Jennifer Johnson: So I think it’s — there’s a little bit of noise in the alts numbers. If you just look in calendar year 2022 and 2023, we talked last time about how we raised $40 billion in the private markets. But the reality in our alternatives business, we raised $55 billion, and 80% of it was private markets. But the net change in AUM, you saw $40 billion added to the private markets AUM net, net of realizations, distributions, market, everything. But $16 billion negative in the liquid alts portfolio, which represents about 6% of our alts portfolio now. So that’s where you’re shifting from much — the good news is it’s the higher fee private markets that have had — that had solid inflows in that window, but it was a little bit masked by the lower fee liquid alts.
Now fast forward to this — I’ll go this fiscal year. So the first 2 quarters, first of all, we said that we would be raising between $10 billion and $15 billion. That’s our goal for the year. We’re on track for that. We’ve raised about $7.3 billion in the private markets and another just under $2 billion in the liquid alts.
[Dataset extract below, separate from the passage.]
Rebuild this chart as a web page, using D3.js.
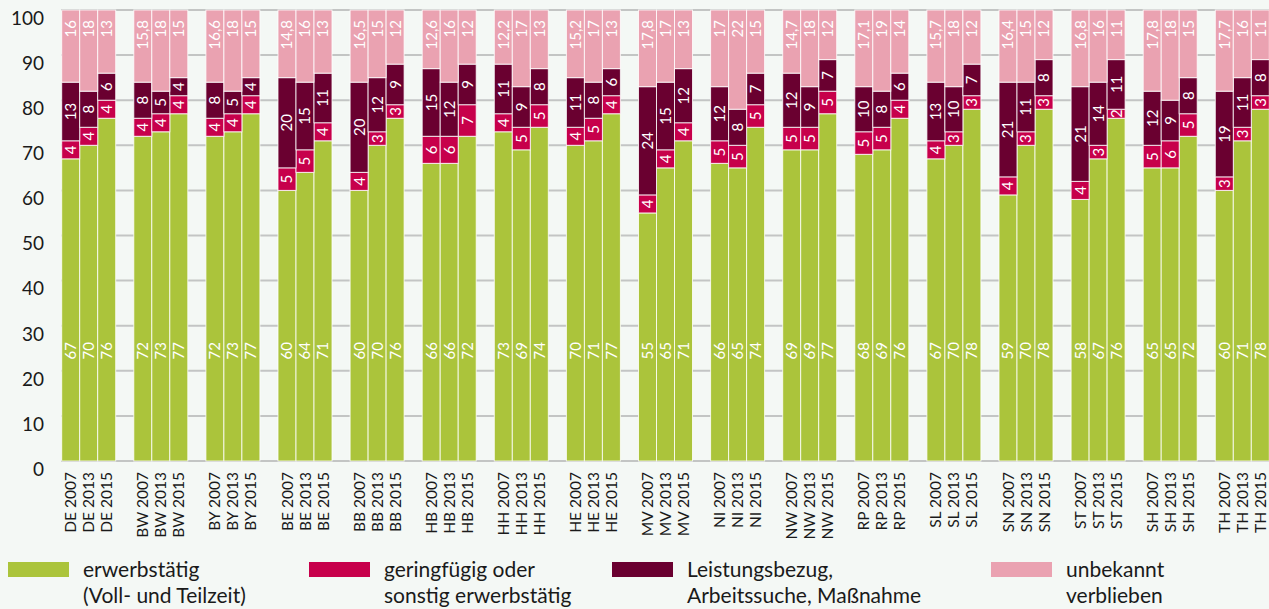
<!DOCTYPE html>
<html>
<head>
<meta charset="utf-8">
<script src="https://cdn.jsdelivr.net/npm/d3@7"></script>
<style>
  body { margin: 0; background: #f4f8f5; }
  svg { display: block; font-family: Lato, "Open Sans", sans-serif; }
</style>
</head>
<body>
<div id="chart"></div>
<script>
// Laender und Jahre
const regions = ['DE','BW','BY','BE','BB','HB','HH','HE','MV','NI','NW','RP','SL','SN','ST','SH','TH'];
const years = ['2007','2013','2015'];

// Werte je Land und Jahr (Reihenfolge: Land, dann 2007/2013/2015)
const erwerbstaetig = [67,70,76, 72,73,77, 72,73,77, 60,64,71, 60,70,76, 66,66,72, 73,69,74, 70,71,77,
                       55,65,71, 66,65,74, 69,69,77, 68,69,76, 67,70,78, 59,70,78, 58,67,76, 65,65,72, 60,71,78];
const geringfuegig  = [4,4,4, 4,4,4, 4,4,4, 5,5,4, 4,3,3, 6,6,7, 4,5,5, 4,5,4,
                       4,4,4, 5,5,5, 5,5,5, 5,5,4, 4,3,3, 4,3,3, 4,3,2, 5,6,5, 3,3,3];
const leistung      = [13,8,6, 8,5,4, 8,5,4, 20,15,11, 20,12,9, 15,12,9, 11,9,8, 11,8,6,
                       24,15,12, 12,8,7, 12,9,7, 10,8,6, 13,10,7, 21,11,8, 21,14,11, 12,9,8, 19,11,8];
const unbekannt     = [16,18,13, 15.8,18,15, 16.6,18,15, 14.8,16,13, 16.5,15,12, 12.6,16,12, 12.2,17,13, 15.2,17,13,
                       17.8,17,13, 17,22,15, 14.7,18,12, 17.1,19,14, 15.7,18,12, 16.4,15,12, 16.8,16,11, 17.8,18,15, 17.7,16,11];

const seriesKeys = ['erw','ger','lei','unb'];
const colors = {erw: '#abc43b', ger: '#c7004b', lei: '#6a0030', unb: '#eaa2b1'};
const legendLines = [
  ['erwerbstätig', '(Voll- und Teilzeit)'],
  ['geringfügig oder', 'sonstig erwerbstätig'],
  ['Leistungsbezug,', 'Arbeitssuche, Maßnahme'],
  ['unbekannt', 'verblieben']
];

const width = 1269, height = 609;

const svg = d3.select('#chart').append('svg')
  .attr('width', width)
  .attr('height', height);

svg.append('rect').attr('width', width).attr('height', height).attr('fill', '#f4f8f5');

// rows for the stack
const rows = [];
regions.forEach((r, i) => {
  years.forEach((yr, j) => {
    const k = i * 3 + j;
    rows.push({region: r, year: yr, erw: erwerbstaetig[k], ger: geringfuegig[k], lei: leistung[k], unb: unbekannt[k]});
  });
});

const stacked = d3.stack().keys(seriesKeys)(rows);

// scales
const x0 = d3.scaleBand().domain(regions).range([61.7, 1269.3]).paddingInner(0.251).paddingOuter(0);
const x1 = d3.scaleBand().domain(years).range([0, x0.bandwidth()]).padding(0);
const y = d3.scaleLinear().domain([0, 100]).range([461, 10]);

// gridlines
svg.append('g').selectAll('line')
  .data(y.ticks(10))
  .enter()
  .append('line')
  .attr('x1', 61)
  .attr('x2', width)
  .attr('y1', d => y(d))
  .attr('y2', d => y(d))
  .attr('stroke', '#c3c5c4')
  .attr('stroke-width', 2);

// y labels (sitting a bit below the lines like in the original)
svg.append('g').selectAll('text')
  .data(y.ticks(10))
  .enter()
  .append('text')
  .attr('x', 44)
  .attr('y', d => y(d) + 10)
  .attr('text-anchor', 'end')
  .attr('dominant-baseline', 'middle')
  .style('font-size', '19px')
  .attr('fill', '#1a1a1a')
  .text(d => d);

// bars - shares add up to 100 %, the last segment closes the bar (rounded labels)
const cap = v => Math.min(v, 100);
const upper = (key, d) => key === 'unb' ? 100 : cap(d[1]);

const layers = svg.append('g').selectAll('g')
  .data(stacked)
  .enter()
  .append('g')
  .attr('fill', d => colors[d.key]);

layers.each(function(layer) {
  d3.select(this).selectAll('rect')
    .data(layer)
    .enter()
    .append('rect')
    .attr('x', d => x0(d.data.region) + x1(d.data.year))
    .attr('width', x1.bandwidth())
    .attr('y', d => y(upper(layer.key, d)))
    .attr('height', d => y(cap(d[0])) - y(upper(layer.key, d)))
    .attr('stroke', '#ffffff')
    .attr('stroke-opacity', 0.8)
    .attr('stroke-width', 1);
});

// value labels
const fmt = v => String(v).replace('.', ',');
stacked.forEach(layer => {
  svg.append('g').selectAll('text')
    .data(layer)
    .enter()
    .append('text')
    .attr('transform', d => {
      const cx = x0(d.data.region) + x1(d.data.year) + x1.bandwidth() / 2;
      let cy;
      if (layer.key === 'unb') cy = y(100) + 10;
      else if (layer.key === 'erw') cy = 342;
      else cy = (y(cap(d[0])) + y(cap(d[1]))) / 2;
      return 'translate(' + cx + ',' + cy + ') rotate(-90)';
    })
    .attr('text-anchor', () => layer.key === 'unb' || layer.key === 'erw' ? 'end' : 'middle')
    .attr('dy', '0.36em')
    .attr('fill', '#ffffff')
    .style('font-size', '15px')
    .text(d => fmt(d.data[layer.key]));
});

// x labels
svg.append('g').selectAll('text')
  .data(rows)
  .enter()
  .append('text')
  .attr('transform', d => 'translate(' + (x0(d.region) + x1(d.year) + x1.bandwidth() / 2) + ',472) rotate(-90)')
  .attr('text-anchor', 'end')
  .attr('dy', '0.36em')
  .attr('fill', '#1a1a1a')
  .style('font-size', '15.5px')
  .text(d => d.region + ' ' + d.year);

// legend
const legendX = [8, 309, 612, 991];
const legend = svg.append('g').selectAll('g')
  .data(seriesKeys)
  .enter()
  .append('g')
  .attr('transform', (d, i) => 'translate(' + legendX[i] + ',562)');

legend.append('rect')
  .attr('width', 61)
  .attr('height', 15)
  .attr('fill', d => colors[d]);

legend.each(function(d, i) {
  const t = d3.select(this).append('text')
    .attr('x', 75)
    .attr('fill', '#1a1a1a')
    .style('font-size', '21px');
  legendLines[i].forEach((line, j) => {
    t.append('tspan').attr('x', 75).attr('y', 8 + j * 26).attr('dy', '0.35em').text(line);
  });
});
</script>
</body>
</html>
But if you net out distributions, realizations, FX and market, and to be honest, market — the only negative market was real estate with Clarion and the others were all positive. We’d say it nets to flat. So again, kind of a gross number there. But if you take away the distributions, realizations and FX, FX was actually pretty significant. Matt could probably give you more details on this, but we netted flat so far in the — in this fiscal year.
Matthew Nicholls: Yes. Craig, just for perspective, I’d say, for the last quarter that we’re just reporting on, realizations and distributions was $2.6 billion, for example, and we had negative FX of another $1 billion. But we do — we get these questions, and I think we’re going to try and improve our disclosure on this to try and help the question around this. Now we’ve got the bulk of our alternative assets together. Remembering in previous quarters, we’ve always said, when we were much smaller, we’ve always said, look, realizations and distributions just not — they’re just not significant enough to report and break down the explanation of AUM, but they’re now getting to the point where we’re going to start providing that level of detail. But just for information, the last quarter, again, the one we’re reporting almost $2.6 billion of realizations and distributions and $1 billion negative FX.
Adam Spector: And Craig, the only thing I would add is that the other thing we’ve been able to do really is to work more closely with our distribution partners on the wealth management side over the last few quarters and we’re able to secure calendar spots further into the future than we ever thought was possible. And I think that speaks well to our future fundraising as well.
Operator: Next question will be from Glenn Schorr at Evercore.
Glenn Schorr: So I wanted to talk about fixed income a little bit. So I see pension-funded status is much, much better and rates are higher. I like the $8.3 billion in flows in the quarter, but I don’t know how much of that came from Great-West or something else? So maybe you could talk about that. And then bigger picture, is this — do you feel this is the beginning of a broader trend, the long-awaited fixed income flows, maybe you can give us a little bit of insight from whether it be RFPs, client combos or the consultants on — if we’re at the [indiscernible] of some larger flows into fixed income?
Jennifer Johnson: Yes. Thanks, Glenn. So interestingly, let’s face it. As long as people believe rates have peaked and potentially will come down, they’re going to go longer duration, right? So the only thing is you’re now starting to hear the noise for the first time where actually people think rates may be longer — higher for longer and somebody was even talking about a potential rate increases. So that could slow things. But let me give you what we’re seeing.
So we obviously had positive flows, but just looking at the pipeline, and the pipeline doesn’t include any Great-West Life. If you add — well, about 70-plus percent of the growth in the pipeline, is fixed income, and that crosses Western, Franklin and Brandywine. If you actually add BSP because I always think private credit really should be thought of in the fixed income because the decisions around that are often how you’re thinking about your fixed income portfolio. The growth in the pipeline, 97% of it comes from fixed income.
So 6 of our top 10 gross selling funds in the last — this past quarter were in fixed income, corporate bond, core bond, multi-sector, munis, highly customized [indiscernible]. So definitely demand in the last quarter. But if you actually look at the pipeline going forward, the institutional pipeline, you see very strong demand for fixed income.
Adam Spector: And I would say that it’s also pretty broad-based. If you take a look at that funding pipeline, it’s really across all 4 of the fixed income firms we have, which all have very significant pipelines right now. And if you take a look at the products we’re offering, we’re positive in core in high yield and munis was our best-selling segment. So really broad-based fixed income appeal, not just one product.
Matthew Nicholls: Yes. And they’re also — last thing I’d say on that is they’re also positioned differently in terms of their view on where rates are going. So that means where we’ve had some performance weaknesses. It’s being offset not always fully but being partially offset by strength in other parts of the franchise.
Adam Spector: And on the institutional business that you asked about is strong, we’re also positive in ETF and SMAs, muni ladders, to lots of different fixed income vehicles doing well for us.